» Job
Using the records that follow, reproduce exactly the lines starting at the line containing "Write a web" and ending at the line containing "const labelPos = [0.80, 1.89, 2.97, 4.18];". Include both end lines and no pictures.

» Charts and diagrams as code
┌──
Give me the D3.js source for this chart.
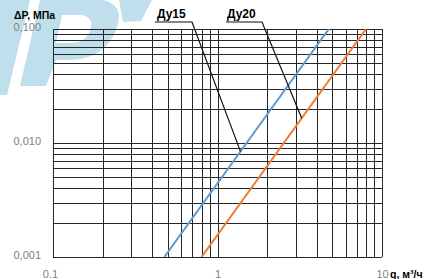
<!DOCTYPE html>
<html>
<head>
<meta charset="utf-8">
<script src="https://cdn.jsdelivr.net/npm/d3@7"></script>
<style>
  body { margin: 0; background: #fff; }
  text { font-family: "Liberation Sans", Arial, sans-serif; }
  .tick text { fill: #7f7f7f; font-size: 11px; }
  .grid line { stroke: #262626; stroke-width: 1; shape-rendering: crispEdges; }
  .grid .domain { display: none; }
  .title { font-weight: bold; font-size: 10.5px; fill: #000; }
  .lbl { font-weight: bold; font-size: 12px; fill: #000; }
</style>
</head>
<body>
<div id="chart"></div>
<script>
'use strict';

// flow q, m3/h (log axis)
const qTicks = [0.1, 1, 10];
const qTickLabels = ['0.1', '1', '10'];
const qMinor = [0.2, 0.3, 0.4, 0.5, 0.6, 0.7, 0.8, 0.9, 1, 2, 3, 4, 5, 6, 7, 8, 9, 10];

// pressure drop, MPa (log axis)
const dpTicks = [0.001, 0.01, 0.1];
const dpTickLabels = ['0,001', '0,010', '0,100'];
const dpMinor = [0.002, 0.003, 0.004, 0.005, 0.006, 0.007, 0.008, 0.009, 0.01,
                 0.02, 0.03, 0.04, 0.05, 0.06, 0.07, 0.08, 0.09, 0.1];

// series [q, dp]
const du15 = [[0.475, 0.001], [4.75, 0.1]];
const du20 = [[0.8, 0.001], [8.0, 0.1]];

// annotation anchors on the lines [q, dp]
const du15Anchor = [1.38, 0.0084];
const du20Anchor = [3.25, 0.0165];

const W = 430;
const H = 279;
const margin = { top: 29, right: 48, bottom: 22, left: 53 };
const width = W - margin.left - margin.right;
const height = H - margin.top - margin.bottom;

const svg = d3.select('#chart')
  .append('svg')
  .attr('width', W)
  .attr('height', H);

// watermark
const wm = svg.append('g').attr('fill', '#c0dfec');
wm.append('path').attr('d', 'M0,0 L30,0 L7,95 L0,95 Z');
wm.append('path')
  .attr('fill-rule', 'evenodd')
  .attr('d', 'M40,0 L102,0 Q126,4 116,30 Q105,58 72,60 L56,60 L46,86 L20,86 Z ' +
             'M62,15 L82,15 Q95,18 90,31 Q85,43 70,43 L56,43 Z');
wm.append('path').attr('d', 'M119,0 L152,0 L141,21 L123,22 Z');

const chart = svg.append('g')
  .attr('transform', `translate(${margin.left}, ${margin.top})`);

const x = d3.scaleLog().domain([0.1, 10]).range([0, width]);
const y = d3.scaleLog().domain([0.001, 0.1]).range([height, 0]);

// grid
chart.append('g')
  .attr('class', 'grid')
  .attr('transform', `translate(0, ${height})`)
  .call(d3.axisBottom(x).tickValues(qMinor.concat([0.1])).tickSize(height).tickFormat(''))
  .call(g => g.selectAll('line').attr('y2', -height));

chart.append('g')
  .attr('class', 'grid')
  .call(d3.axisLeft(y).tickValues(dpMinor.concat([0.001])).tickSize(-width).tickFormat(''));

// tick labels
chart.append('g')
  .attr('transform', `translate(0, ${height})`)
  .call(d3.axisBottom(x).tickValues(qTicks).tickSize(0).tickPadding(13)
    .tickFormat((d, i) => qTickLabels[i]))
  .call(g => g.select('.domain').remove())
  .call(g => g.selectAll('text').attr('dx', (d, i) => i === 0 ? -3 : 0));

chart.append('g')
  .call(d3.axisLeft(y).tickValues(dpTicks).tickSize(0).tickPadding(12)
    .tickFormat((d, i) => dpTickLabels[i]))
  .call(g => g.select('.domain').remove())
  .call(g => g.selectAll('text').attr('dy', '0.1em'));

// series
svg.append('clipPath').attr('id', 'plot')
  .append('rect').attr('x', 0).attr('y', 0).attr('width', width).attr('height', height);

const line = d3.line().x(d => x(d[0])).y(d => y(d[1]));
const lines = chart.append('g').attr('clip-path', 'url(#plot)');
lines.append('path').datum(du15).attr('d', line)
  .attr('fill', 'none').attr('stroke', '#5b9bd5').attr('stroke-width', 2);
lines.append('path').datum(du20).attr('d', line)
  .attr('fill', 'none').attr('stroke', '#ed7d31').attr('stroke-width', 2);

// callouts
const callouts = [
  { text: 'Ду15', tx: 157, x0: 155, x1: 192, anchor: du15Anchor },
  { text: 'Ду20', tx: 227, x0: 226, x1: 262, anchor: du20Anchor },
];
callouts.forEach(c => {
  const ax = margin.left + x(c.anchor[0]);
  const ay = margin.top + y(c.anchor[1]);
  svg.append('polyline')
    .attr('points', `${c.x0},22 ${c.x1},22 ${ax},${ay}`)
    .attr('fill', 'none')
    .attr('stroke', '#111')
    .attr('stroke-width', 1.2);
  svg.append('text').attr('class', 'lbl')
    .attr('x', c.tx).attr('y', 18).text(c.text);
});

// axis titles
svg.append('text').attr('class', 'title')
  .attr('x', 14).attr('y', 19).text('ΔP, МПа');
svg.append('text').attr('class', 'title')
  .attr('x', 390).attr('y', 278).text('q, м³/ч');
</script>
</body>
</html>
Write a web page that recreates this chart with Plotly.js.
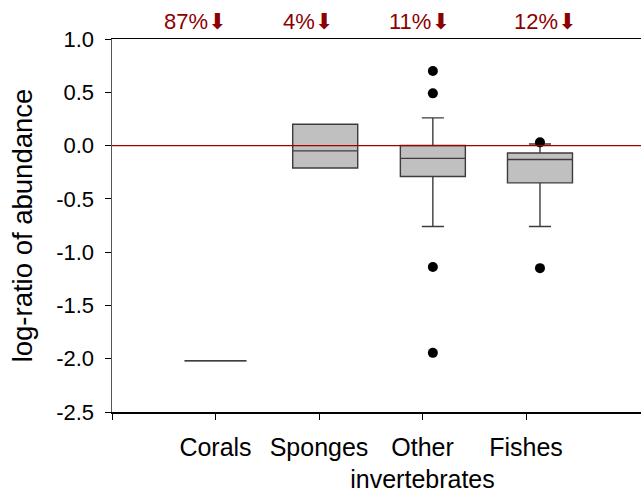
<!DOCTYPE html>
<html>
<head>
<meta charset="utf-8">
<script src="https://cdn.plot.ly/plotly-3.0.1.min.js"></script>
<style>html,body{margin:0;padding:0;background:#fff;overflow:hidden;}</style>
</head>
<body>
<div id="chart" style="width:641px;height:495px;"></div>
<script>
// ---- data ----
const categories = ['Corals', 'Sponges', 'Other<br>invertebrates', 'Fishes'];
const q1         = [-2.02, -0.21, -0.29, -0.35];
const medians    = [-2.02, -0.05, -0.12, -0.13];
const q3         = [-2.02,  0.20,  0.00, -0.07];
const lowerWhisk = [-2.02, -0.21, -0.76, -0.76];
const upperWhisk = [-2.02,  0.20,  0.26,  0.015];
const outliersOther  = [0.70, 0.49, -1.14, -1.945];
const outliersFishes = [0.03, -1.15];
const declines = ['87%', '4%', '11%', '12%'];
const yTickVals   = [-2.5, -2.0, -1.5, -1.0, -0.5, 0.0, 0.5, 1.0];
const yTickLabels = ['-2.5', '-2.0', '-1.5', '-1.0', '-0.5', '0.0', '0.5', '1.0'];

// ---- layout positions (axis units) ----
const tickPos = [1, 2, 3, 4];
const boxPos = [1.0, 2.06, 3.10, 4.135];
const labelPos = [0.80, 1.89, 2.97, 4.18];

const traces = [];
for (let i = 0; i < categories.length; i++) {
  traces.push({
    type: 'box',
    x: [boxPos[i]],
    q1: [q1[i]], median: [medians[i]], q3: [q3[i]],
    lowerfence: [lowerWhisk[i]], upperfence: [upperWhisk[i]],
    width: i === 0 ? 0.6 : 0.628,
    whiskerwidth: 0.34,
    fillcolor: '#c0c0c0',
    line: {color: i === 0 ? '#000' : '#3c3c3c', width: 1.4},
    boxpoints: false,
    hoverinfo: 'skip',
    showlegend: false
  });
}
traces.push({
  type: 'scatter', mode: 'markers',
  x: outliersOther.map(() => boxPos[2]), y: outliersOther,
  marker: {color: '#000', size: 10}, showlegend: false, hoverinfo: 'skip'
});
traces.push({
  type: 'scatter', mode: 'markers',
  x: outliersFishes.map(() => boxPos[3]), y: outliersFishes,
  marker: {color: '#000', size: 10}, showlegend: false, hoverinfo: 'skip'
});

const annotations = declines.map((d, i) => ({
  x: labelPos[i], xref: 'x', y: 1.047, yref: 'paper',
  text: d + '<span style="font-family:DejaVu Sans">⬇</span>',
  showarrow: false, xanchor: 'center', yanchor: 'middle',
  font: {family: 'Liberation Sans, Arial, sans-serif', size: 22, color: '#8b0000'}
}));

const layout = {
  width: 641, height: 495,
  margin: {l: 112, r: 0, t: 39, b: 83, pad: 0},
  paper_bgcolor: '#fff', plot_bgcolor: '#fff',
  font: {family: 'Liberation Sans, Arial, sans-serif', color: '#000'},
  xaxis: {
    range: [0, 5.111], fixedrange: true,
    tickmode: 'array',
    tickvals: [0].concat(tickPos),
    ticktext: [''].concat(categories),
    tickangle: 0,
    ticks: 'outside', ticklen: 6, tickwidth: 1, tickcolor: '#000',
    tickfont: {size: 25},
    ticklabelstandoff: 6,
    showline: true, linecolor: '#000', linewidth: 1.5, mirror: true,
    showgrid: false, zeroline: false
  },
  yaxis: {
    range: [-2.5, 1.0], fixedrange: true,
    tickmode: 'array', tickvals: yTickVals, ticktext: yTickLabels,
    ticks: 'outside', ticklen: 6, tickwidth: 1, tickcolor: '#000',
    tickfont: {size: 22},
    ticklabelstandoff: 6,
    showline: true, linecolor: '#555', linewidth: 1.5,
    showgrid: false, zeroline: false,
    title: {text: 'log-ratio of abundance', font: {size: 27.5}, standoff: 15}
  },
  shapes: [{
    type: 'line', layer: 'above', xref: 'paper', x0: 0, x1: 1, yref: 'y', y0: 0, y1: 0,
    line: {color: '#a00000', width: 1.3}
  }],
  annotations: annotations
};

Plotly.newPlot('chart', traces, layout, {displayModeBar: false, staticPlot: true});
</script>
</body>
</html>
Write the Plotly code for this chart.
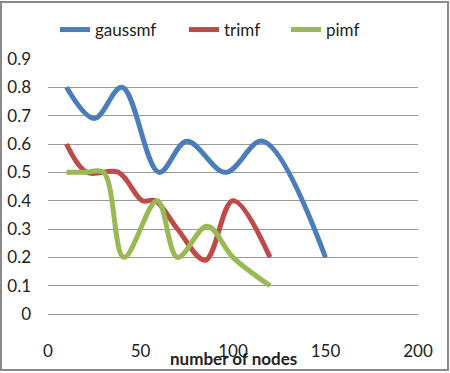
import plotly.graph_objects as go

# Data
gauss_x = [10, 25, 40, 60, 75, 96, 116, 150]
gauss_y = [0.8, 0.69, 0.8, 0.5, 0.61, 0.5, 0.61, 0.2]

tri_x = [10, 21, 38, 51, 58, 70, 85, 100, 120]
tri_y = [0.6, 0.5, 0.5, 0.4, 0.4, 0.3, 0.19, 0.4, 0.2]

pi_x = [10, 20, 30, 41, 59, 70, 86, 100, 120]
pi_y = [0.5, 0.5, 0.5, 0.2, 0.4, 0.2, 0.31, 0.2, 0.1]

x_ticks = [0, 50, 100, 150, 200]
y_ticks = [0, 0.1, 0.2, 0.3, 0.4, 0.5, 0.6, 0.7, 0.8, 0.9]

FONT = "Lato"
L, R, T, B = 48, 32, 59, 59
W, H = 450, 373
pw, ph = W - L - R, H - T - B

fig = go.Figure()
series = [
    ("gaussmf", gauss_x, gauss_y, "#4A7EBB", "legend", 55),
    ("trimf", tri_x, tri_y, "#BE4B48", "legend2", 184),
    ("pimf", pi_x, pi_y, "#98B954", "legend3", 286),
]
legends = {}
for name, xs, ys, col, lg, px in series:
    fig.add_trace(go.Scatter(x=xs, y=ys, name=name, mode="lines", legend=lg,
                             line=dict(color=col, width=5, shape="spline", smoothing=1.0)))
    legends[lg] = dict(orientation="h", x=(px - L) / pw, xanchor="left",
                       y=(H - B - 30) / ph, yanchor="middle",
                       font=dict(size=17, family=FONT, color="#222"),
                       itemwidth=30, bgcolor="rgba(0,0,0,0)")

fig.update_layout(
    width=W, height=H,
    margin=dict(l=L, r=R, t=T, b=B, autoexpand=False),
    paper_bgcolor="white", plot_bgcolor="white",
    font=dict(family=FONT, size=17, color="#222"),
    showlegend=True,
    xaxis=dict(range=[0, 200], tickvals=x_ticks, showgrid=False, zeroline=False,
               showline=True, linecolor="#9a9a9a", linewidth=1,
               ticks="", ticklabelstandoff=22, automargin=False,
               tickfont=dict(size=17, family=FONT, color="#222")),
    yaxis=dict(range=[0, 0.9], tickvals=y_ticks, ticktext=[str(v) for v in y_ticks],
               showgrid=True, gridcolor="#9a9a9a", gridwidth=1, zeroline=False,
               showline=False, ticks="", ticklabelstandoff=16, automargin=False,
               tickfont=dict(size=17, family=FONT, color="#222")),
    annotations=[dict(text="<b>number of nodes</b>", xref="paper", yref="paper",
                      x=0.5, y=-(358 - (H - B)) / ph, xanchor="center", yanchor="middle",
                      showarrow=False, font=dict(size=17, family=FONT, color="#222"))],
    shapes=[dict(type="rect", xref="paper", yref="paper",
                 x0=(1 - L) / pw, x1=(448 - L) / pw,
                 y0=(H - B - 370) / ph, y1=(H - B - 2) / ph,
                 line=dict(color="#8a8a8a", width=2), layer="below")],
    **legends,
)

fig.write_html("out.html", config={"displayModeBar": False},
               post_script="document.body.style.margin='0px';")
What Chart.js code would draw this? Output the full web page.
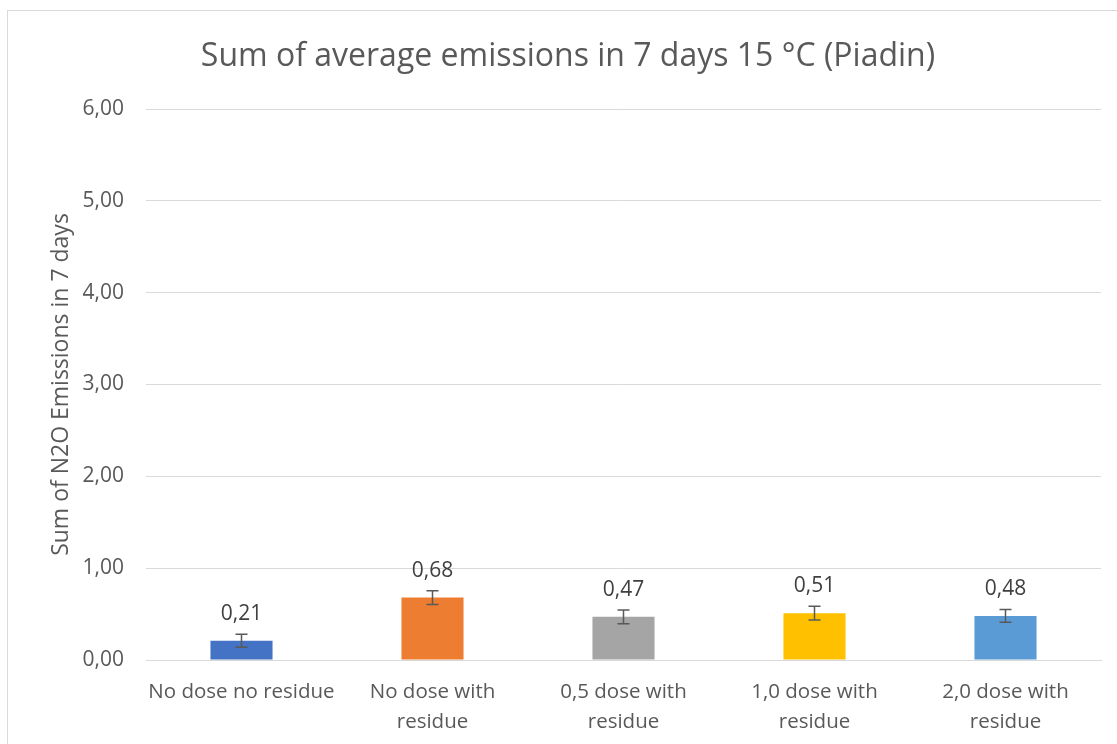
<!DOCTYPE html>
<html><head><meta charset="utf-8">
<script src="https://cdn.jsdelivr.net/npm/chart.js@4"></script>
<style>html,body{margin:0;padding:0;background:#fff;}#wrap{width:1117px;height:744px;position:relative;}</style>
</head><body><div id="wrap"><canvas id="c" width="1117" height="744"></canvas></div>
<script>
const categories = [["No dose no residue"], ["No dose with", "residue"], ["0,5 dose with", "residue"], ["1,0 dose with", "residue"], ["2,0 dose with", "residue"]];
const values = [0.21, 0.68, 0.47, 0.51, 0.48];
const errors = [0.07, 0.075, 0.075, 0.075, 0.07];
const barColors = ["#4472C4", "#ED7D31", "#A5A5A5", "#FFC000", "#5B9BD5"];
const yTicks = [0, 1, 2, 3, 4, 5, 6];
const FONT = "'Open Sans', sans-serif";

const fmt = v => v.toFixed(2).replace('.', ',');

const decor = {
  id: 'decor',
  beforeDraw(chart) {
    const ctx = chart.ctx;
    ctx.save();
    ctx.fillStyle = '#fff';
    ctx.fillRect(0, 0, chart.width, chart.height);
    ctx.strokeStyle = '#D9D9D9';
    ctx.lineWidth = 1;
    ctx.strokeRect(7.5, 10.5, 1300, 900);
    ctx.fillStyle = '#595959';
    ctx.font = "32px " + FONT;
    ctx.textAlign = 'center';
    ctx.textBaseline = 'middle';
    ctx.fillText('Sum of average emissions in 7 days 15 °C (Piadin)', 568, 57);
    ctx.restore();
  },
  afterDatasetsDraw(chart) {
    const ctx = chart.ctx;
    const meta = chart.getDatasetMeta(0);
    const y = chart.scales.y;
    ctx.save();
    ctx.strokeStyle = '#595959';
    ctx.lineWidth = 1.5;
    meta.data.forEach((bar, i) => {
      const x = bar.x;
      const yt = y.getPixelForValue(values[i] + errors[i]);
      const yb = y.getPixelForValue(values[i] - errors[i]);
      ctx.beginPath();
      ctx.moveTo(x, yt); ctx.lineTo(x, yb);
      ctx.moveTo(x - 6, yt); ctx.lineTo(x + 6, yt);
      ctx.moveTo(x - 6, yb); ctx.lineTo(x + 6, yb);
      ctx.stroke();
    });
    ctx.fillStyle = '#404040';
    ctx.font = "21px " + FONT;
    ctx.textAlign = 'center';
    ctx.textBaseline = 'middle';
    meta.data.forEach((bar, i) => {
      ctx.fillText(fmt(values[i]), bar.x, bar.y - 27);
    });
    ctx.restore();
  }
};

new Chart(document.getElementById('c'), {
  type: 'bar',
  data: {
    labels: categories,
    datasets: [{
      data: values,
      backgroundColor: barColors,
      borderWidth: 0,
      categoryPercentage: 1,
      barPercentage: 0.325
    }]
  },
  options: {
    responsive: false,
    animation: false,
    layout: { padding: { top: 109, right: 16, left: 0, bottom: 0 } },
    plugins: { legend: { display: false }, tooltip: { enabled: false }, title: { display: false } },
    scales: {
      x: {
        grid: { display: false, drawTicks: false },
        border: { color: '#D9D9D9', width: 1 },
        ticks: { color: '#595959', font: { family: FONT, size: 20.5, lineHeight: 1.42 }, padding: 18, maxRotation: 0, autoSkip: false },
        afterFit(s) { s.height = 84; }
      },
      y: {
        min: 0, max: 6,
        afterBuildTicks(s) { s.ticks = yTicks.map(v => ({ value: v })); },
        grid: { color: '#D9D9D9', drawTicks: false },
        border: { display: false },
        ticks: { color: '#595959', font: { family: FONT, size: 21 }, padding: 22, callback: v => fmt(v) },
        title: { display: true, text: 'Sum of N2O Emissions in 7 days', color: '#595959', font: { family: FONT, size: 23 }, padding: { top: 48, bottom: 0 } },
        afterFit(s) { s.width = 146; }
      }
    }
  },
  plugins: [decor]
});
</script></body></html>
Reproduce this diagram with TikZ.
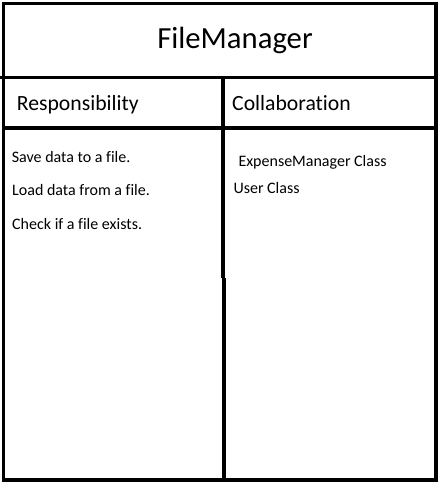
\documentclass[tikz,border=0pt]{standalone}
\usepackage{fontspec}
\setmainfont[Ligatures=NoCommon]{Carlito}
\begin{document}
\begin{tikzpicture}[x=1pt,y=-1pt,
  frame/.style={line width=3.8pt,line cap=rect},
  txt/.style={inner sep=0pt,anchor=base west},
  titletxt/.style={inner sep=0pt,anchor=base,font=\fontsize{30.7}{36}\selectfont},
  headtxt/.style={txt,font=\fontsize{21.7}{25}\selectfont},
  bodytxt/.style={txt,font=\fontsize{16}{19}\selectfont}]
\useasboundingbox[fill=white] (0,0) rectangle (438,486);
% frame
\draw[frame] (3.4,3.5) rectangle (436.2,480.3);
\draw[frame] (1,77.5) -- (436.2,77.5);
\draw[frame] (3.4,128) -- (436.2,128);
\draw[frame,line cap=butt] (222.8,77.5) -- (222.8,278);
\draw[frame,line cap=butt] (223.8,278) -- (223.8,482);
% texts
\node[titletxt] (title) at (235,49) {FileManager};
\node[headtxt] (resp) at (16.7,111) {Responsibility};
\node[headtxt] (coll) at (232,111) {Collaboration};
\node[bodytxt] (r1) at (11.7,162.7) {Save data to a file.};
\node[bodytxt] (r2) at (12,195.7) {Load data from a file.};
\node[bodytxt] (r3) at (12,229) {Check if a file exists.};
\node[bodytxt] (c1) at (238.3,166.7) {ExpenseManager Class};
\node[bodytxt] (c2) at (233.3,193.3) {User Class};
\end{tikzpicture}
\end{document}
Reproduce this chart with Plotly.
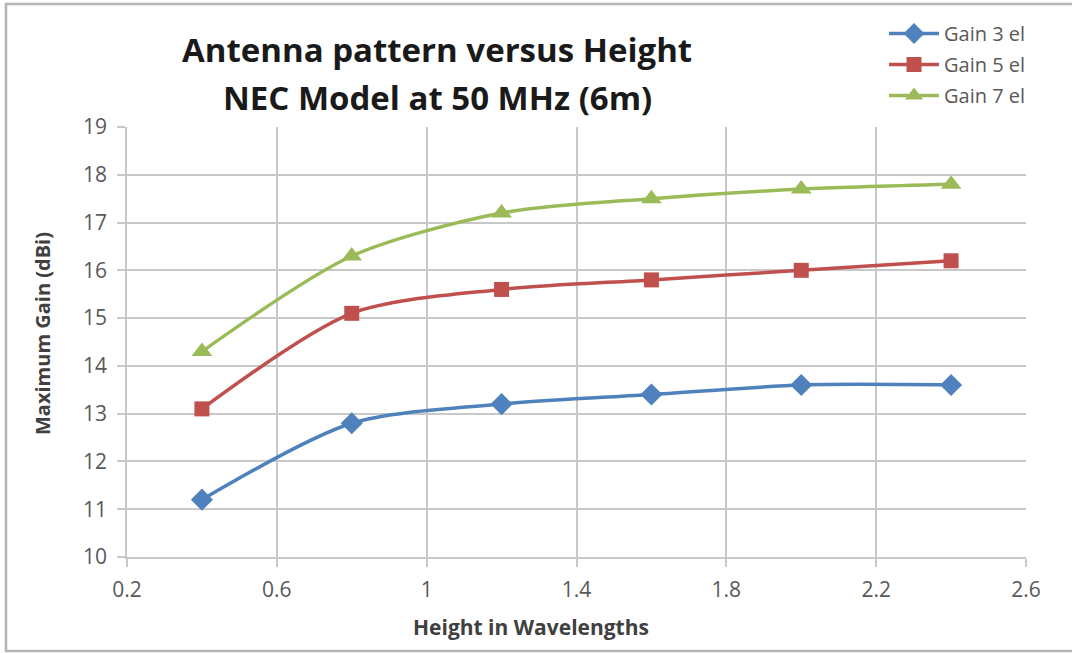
└──
» Answer to the exercise
Write a web page that recreates this chart with Plotly.js.
<!DOCTYPE html>
<html>
<head>
<meta charset="utf-8">
<script src="https://cdn.plot.ly/plotly-3.0.1.min.js"></script>
<style>html,body{margin:0;padding:0;background:#fff;overflow:hidden;}</style>
</head>
<body>
<div id="chart" style="width:641px;height:495px;"></div>
<script>
// ---- data ----
const categories = ['Corals', 'Sponges', 'Other<br>invertebrates', 'Fishes'];
const q1         = [-2.02, -0.21, -0.29, -0.35];
const medians    = [-2.02, -0.05, -0.12, -0.13];
const q3         = [-2.02,  0.20,  0.00, -0.07];
const lowerWhisk = [-2.02, -0.21, -0.76, -0.76];
const upperWhisk = [-2.02,  0.20,  0.26,  0.015];
const outliersOther  = [0.70, 0.49, -1.14, -1.945];
const outliersFishes = [0.03, -1.15];
const declines = ['87%', '4%', '11%', '12%'];
const yTickVals   = [-2.5, -2.0, -1.5, -1.0, -0.5, 0.0, 0.5, 1.0];
const yTickLabels = ['-2.5', '-2.0', '-1.5', '-1.0', '-0.5', '0.0', '0.5', '1.0'];

// ---- layout positions (axis units) ----
const tickPos = [1, 2, 3, 4];
const boxPos = [1.0, 2.06, 3.10, 4.135];
const labelPos = [0.80, 1.89, 2.97, 4.18];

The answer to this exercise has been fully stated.